Następnie montujemy nasz dysk z folderem config/ i cały ten folder kopiujemy do /mnt/data/supervisor/homeassistant/config/ poprzednio usuwając zawartość w config/ na nowej instalacji.
I mamy najnowsze dane z przed awarii.
U mnie zadziałało, testuje drugi dzień i wszystko chodzi elegancko.
Witaj, instalację mam na proxmox supervisior. Posypał mi się prawdopodobnie dyski pewne sektory są niedostępne, najpierw padła baza danych i logi były tylko nowe. Po restarcie proxmoxa padło całe HA. Postawiłem wszystko na nowo ale backup mam z prze 3tygodni…a sporo pracy poszło przez ostatnie tygodnie…
Właśnie nie rozwiązałem… potrzebuję dostać się do starej instalacji
Nie wiem jak to ugryźć… “Ze starej instalacji jak nam się włączy “rescue mode” kopiujemy cały folder /mnt/data/supervisor/homeassistant/config/ na zewnetrzny dysk / pendrive. Plus najnowszy backup z folderu backup/
Po instalacji nowego HA i odtworzenia najnowszego backupu, wyłączamy HA i uruchamiamy system w trybie “rescue mode”. Można to zrobić wybierając “rescue mode” z menu GRUB, ktore pojawia się na ułamek sekundy. Chodzi o to żeby nie uruchomił się CLI.
Następnie montujemy nasz dysk z folderem config/ i cały ten folder kopiujemy do /mnt/data/supervisor/homeassistant/config/ poprzednio usuwając zawartość w config/ na nowej instalacji.
I mamy najnowsze dane z przed awarii.
U mnie zadziałało, testuje drugi dzień i wszystko chodzi elegancko.”

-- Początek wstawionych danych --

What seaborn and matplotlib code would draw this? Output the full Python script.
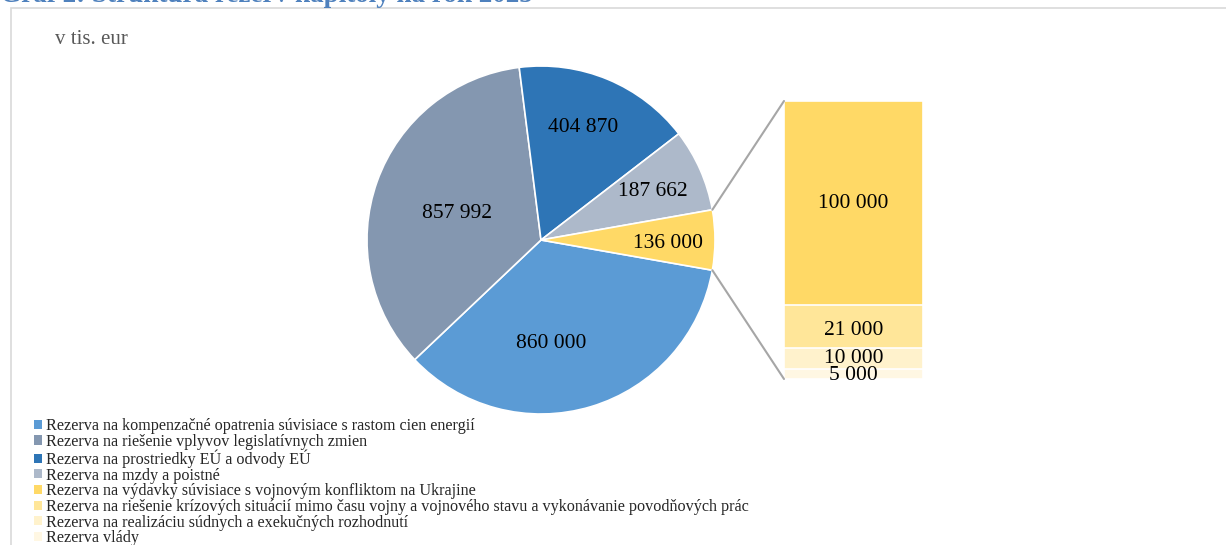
import matplotlib
matplotlib.use("Agg")
import matplotlib.pyplot as plt
from matplotlib.patches import Patch, Rectangle
from matplotlib.lines import Line2D
import seaborn as sns
import pandas as pd
import numpy as np

# ---------------- data ----------------
main_labels = [
    "Rezerva na kompenzačné opatrenia súvisiace s rastom cien energií",
    "Rezerva na riešenie vplyvov legislatívnych zmien",
    "Rezerva na prostriedky EÚ a odvody EÚ",
    "Rezerva na mzdy a poistné",
]
main_values = [860000, 857992, 404870, 187662]

sub_labels = [
    "Rezerva na výdavky súvisiace s vojnovým konfliktom na Ukrajine",
    "Rezerva na riešenie krízových situácií mimo času vojny a vojnového stavu a vykonávanie povodňových prác",
    "Rezerva na realizáciu súdnych a exekučných rozhodnutí",
    "Rezerva vlády",
]
sub_values = [100000, 21000, 10000, 5000]

main_colors = ["#5B9BD5", "#8497B0", "#2E75B6", "#ADB9CA"]
sub_colors = ["#FFD966", "#FFE699", "#FFF2CC", "#FFF7E3"]

def fmt(v):
    return f"{v:,}".replace(",", " ")

# ---------------- style ----------------
sns.set_theme(style="white")
plt.rcParams["font.family"] = ["Liberation Serif", "DejaVu Serif"]

W, H = 1226, 545
fig = plt.figure(figsize=(W / 100, H / 100), dpi=100)

def fr(x0, y0, x1, y1):
    return [x0 / W, 1 - y1 / H, (x1 - x0) / W, (y1 - y0) / H]

# chart frame
fig.patches.append(Rectangle((11 / W, -0.05), 1.2, 1 - 8 / H + 0.05,
                             transform=fig.transFigure, fill=False,
                             edgecolor="#D9D9D9", linewidth=1.2))

# cut-off title
fig.text(0 / W, 1 - 2 / H, "Graf 2: Štruktúra rezerv kapitoly na rok 2025",
         color="#4F81BD", fontsize=19.5, fontweight="bold", va="baseline", ha="left")

fig.text(55 / W, 1 - 40 / H, "v tis. eur", color="#595959", fontsize=15,
         va="center", ha="left")

# ---------------- main pie ----------------
cx, cy, R = 541, 240, 174
ax = fig.add_axes(fr(cx - R, cy - R, cx + R, cy + R))
pie_vals = main_values + [sum(sub_values)]
pie_cols = main_colors + [sub_colors[0]]
other_frac = sum(sub_values) / sum(pie_vals)
start = -other_frac * 360 / 2
wedges, _ = ax.pie(pie_vals, colors=pie_cols, startangle=start, counterclock=False,
                   radius=1, wedgeprops=dict(edgecolor="white", linewidth=1.2))
ax.set_xlim(-1, 1)
ax.set_ylim(-1, 1)
ax.set_aspect("equal")
ax.axis("off")

# label positions (pixel positions in the reference, layout only)
label_px = [(551, 343), (457, 213), (583, 127), (653, 192), (668, 243)]
for (px, py), v in zip(label_px, pie_vals):
    ax.text((px - cx) / R, (cy - py) / R, fmt(v), ha="center", va="center",
            fontsize=15.5, color="black")

# ---------------- stacked bar ----------------
bx0, by0, bx1, by1 = 784, 101, 923, 379
bax = fig.add_axes(fr(bx0, by0, bx1, by1))
# stack bottom-to-top: last item at bottom
order = list(range(len(sub_values)))[::-1]
cum = np.cumsum([sub_values[i] for i in order])
bottoms = np.concatenate([[0], cum[:-1]])
for k in range(len(order) - 1, -1, -1):
    i = order[k]
    df = pd.DataFrame({"x": ["a"], "y": [cum[k]]})
    sns.barplot(data=df, x="x", y="y", ax=bax, color=sub_colors[i], width=1.0,
                saturation=1, edgecolor="white", linewidth=1.2)
label_shift = [-1.5, 0, -4, 0]  # small vertical nudges (px) for readability
for k, i in enumerate(order):
    yv = bottoms[k] + sub_values[i] / 2 + label_shift[k] * sum(sub_values) / (by1 - by0)
    bax.text(0, yv, fmt(sub_values[i]), ha="center",
             va="center", fontsize=15.5, color="black")
bax.set_xlim(-0.5, 0.5)
bax.set_ylim(0, sum(sub_values))
bax.axis("off")

# connector lines
top_w = wedges[-1]
for ang, by in [(top_w.theta2, by0), (top_w.theta1, by1)]:
    a = np.deg2rad(ang)
    px = cx + R * np.cos(a)
    py = cy - R * np.sin(a)
    fig.add_artist(Line2D([px / W, bx0 / W], [1 - py / H, 1 - by / H],
                          transform=fig.transFigure, color="#A6A6A6", linewidth=1.5))

# ---------------- legend ----------------
handles = [Patch(facecolor=c, edgecolor="none") for c in main_colors + sub_colors]
labels = main_labels + sub_labels
fig.legend(handles, labels, loc="upper left", bbox_to_anchor=(34 / W, 1 - 418 / H),
           frameon=False, fontsize=11.6, handlelength=0.5, handleheight=0.5,
           handletextpad=0.25, labelspacing=-0.02, borderpad=0, borderaxespad=0)

fig.savefig("out.png", dpi=100)
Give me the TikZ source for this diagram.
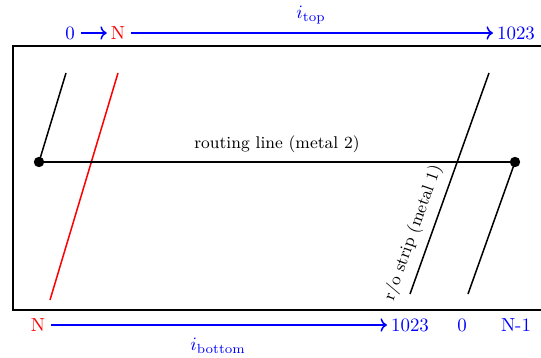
\documentclass[tikz,border=0pt]{standalone}
\usepackage{amsmath}
\usepackage{tikz}
\usetikzlibrary{arrows.meta, positioning, calc}
\tikzset{
	idx/.style={text=blue, inner sep=1pt, font=\normalsize},
	idxred/.style={text=red, inner sep=1pt, font=\normalsize},
	idxarrow/.style={->, thick, blue, shorten >=1pt, shorten <=2pt},
	strip/.style={thick, black},
	stripred/.style={thick, red},
	wire/.style={thick, black},
	via/.style={circle, fill=black, inner sep=0pt, minimum size=5.5pt},
}

\begin{document}
\begin{tikzpicture}[x=0.0186cm, y=-0.0186cm]
			\useasboundingbox (0,0) rectangle (541,358);
			% chip outline
			\draw[thick] (13,46) rectangle (548,310);
			% top index
			\node[idx] (zeroT) at (70,33) {0};
			\node[idxred] (nT) at (118,33) {N};
			\node[idx] (endT) at (516,33) {1023};
			\draw[idxarrow] (zeroT) -- (nT);
			\draw[idxarrow] (nT) -- (endT) node[midway, above=1pt, text=blue] {$i_{\text{top}}$};
			% bottom index
			\node[idxred] (nB) at (38,325) {N};
			\node[idx] (endB) at (410,325) {1023};
			\node[idx] (zeroB) at (462,325) {0};
			\node[idx] (nmB) at (516,325) {N-1};
			\draw[idxarrow] (nB) -- (endB) node[midway, below=3pt, text=blue] {$i_{\text{bottom}}$};
			% strips
			\coordinate (sA0) at (66,73);
			\coordinate (sA1) at (39,162);
			\coordinate (sR0) at (118,73);
			\coordinate (sR1) at (50,300);
			\coordinate (sB0) at (489,73);
			\coordinate (sB1) at (410,294);
			\coordinate (sC1) at (468,294);
			\node[via] (vL) at (sA1) {};
			\node[via] (vR) at (515,162) {};
			\draw[strip] (sA0) -- (vL.center);
			\draw[stripred] (sR0) -- (sR1);
			\draw[strip] (sB1) -- (sB0) node[pos=0.25, above=1pt, sloped, font=\small] {r/o strip (metal 1)};
			\draw[strip] (vR.center) -- (sC1);
			% routing line
			\draw[wire] (vL.center) -- (vR.center) node[midway, above=1pt, font=\small] {routing line (metal 2)};
\end{tikzpicture}
\end{document}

Jeśli kolega instalował ze skryptu z hejdom coś tam to za chwilę , no może dwie sytuacja się powtórzy. Miejsce na dysku przydzielonym w proxmoxie do HA się skończyło a to potrafi się kończyć w tempie zastraszającym i koniec . Wystarczyła opcja trim w proxmoxie i wykonanie szybciutko kopii na nasie lub na kompie stacjonarnym. … Przerabiałem już to …Najlepsza opcja to instalacja z poradnika Artura wszystkiego od nowa bo to opcja przyszłościowa.